Llegó una ambulancia y, al mismo tiempo, el coche que transportaba a Prieto y a su ayudante, aunque Bernal les dijo que esperasen a que se levantase el cadáver. Insistió a los enfermeros de la ambulancia en que no tocaran nada de dentro. Varga se ofreció voluntario para inspeccionar el levantamiento, puesto que Peláez ya se había marchado. El clima de expectación que dominaba a las vecinas cesó al mismo tiempo que los murmullos. Hubo exclamaciones de desilusión cuando los enfermeros sacaron el cadáver encerrado en un cilindro de fibra de vidrio violeta, de manera que los cuellos estirados no pudieron ver nada. Sólo un sollozo, seguido por la risa nerviosa y natural en aquellas ocasiones, interrumpió el profundo silencio. La ambulancia se fue y decreció la tensión.

Los enfermeros habían rociado el colchón de la cama con un desinfectante fuerte y habían dejado algunos atomizadores llenos junto a la puerta de entrada. Prieto y su auxiliar entraron en aquel momento para espolvorear en busca de huellas y comenzaron a encender las luces en cuanto hubieron terminado el espolvoreo y la toma fotográfica de los interruptores.

Bernal llamó a Varga.

– Quiero que entres ahora y busques una jeringuilla y cualquier cosa que pudiera contener heroína.

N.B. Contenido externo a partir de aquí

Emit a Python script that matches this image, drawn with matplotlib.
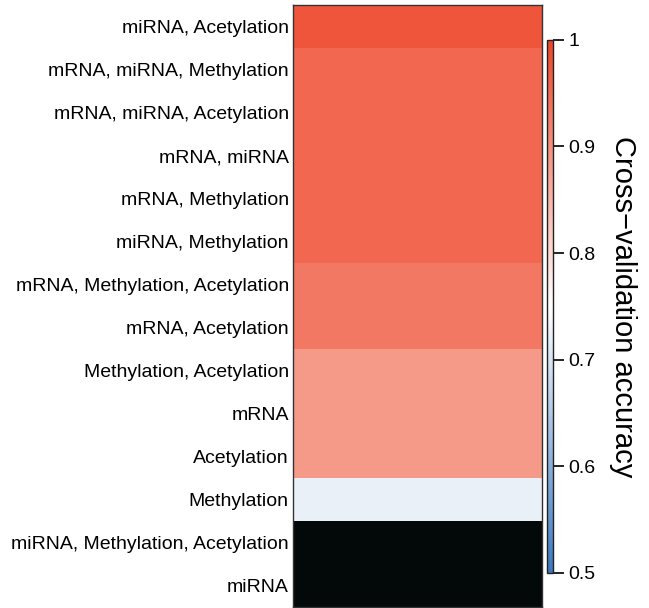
import numpy as np
import matplotlib

matplotlib.use("Agg")
import matplotlib.pyplot as plt
from matplotlib.colors import LinearSegmentedColormap, Normalize
from matplotlib.ticker import FuncFormatter

# rows from top to bottom
combinations = [
    "miRNA, Acetylation",
    "mRNA, miRNA, Methylation",
    "mRNA, miRNA, Acetylation",
    "mRNA, miRNA",
    "mRNA, Methylation",
    "miRNA, Methylation",
    "mRNA, Methylation, Acetylation",
    "mRNA, Acetylation",
    "Methylation, Acetylation",
    "mRNA",
    "Acetylation",
    "Methylation",
    "miRNA, Methylation, Acetylation",
    "miRNA",
]
accuracy = [0.975, 0.953, 0.953, 0.953, 0.953, 0.953, 0.928, 0.928,
            0.885, 0.885, 0.885, 0.723, np.nan, np.nan]
cbar_ticks = [0.5, 0.6, 0.7, 0.8, 0.9, 1.0]

plt.rcParams.update({
    "font.family": ["Liberation Sans", "DejaVu Sans"],
    "font.size": 14,
})

cmap = LinearSegmentedColormap.from_list(
    "cv", [(0.0, "#3b78c0"), (0.5, "#ffffff"), (1.0, "#ee4427")]
)
cmap.set_bad("#030808")
norm = Normalize(vmin=0.5, vmax=1.0)

fig = plt.figure(figsize=(6.49, 6.08), dpi=100)
ax = fig.add_axes([0.4515, 0.0016, 0.3837, 0.990])
values = np.ma.masked_invalid(np.asarray(accuracy, dtype=float)).reshape(-1, 1)
im = ax.imshow(values, cmap=cmap, norm=norm, aspect="auto", interpolation="nearest")
ax.set_xticks([])
ax.set_yticks(np.arange(len(combinations)))
ax.set_yticklabels(combinations, fontsize=14)
ax.tick_params(axis="y", length=0, pad=3)
for side, spine in ax.spines.items():
    spine.set_color("#333333")
    spine.set_linewidth(1.0)

cax = fig.add_axes([0.843, 0.0576, 0.0092, 0.877])
cb = fig.colorbar(im, cax=cax, ticks=cbar_ticks)
cb.outline.set_edgecolor("#222222")
cb.outline.set_linewidth(1.0)
cax.tick_params(length=8, width=1.2, labelsize=14, pad=3)
cax.yaxis.set_major_formatter(FuncFormatter(lambda v, _: f"{v:g}"))
cb.set_label("Cross\u2212validation accuracy", rotation=270, fontsize=21, labelpad=30)

fig.savefig("out.png", dpi=100)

Que Prieto busque huellas en ambos.

– De acuerdo. Ya se me ha pasado el mareo y el olor se irá en cuanto abramos las ventanas. Por cierto, he mirado las señales de la palanqueta por fuera y parecen iguales a las de Alfonso XII, aunque menos marcadas. Es posible que se haya empleado la misma herramienta, pero empuñada por manos distintas. Aunque se dejó un trozo de pantalón en un clavo cuando se encaramaba.

Enseñó a Bernal el trozo que había puesto con cuidado en una caja de cartón de las que se usan para guardar muestras. La tela se le antojó curiosamente conocida y de pronto se le ocurrió que podía tratarse muy bien del pantalón reglamentario de un policía de uniforme.

Doce y media de la tarde

Bernal explicó a Arévalo sus sospechas relativas a la muerte de María Soledad Molina y su vinculación con la de Raúl Santos, ocurrida el domingo por la tarde.

– No hay duda de que eran amantes y de que los dos han muerto en circunstancias sospechosas. Espero que me permita encargarme del caso en conjunto mientras que usted, por supuesto, se ocupa de los detalles de la muerte de la joven, que se ha dado en su zona -Bernal tuvo cuidado de no mencionar los aspectos políticos.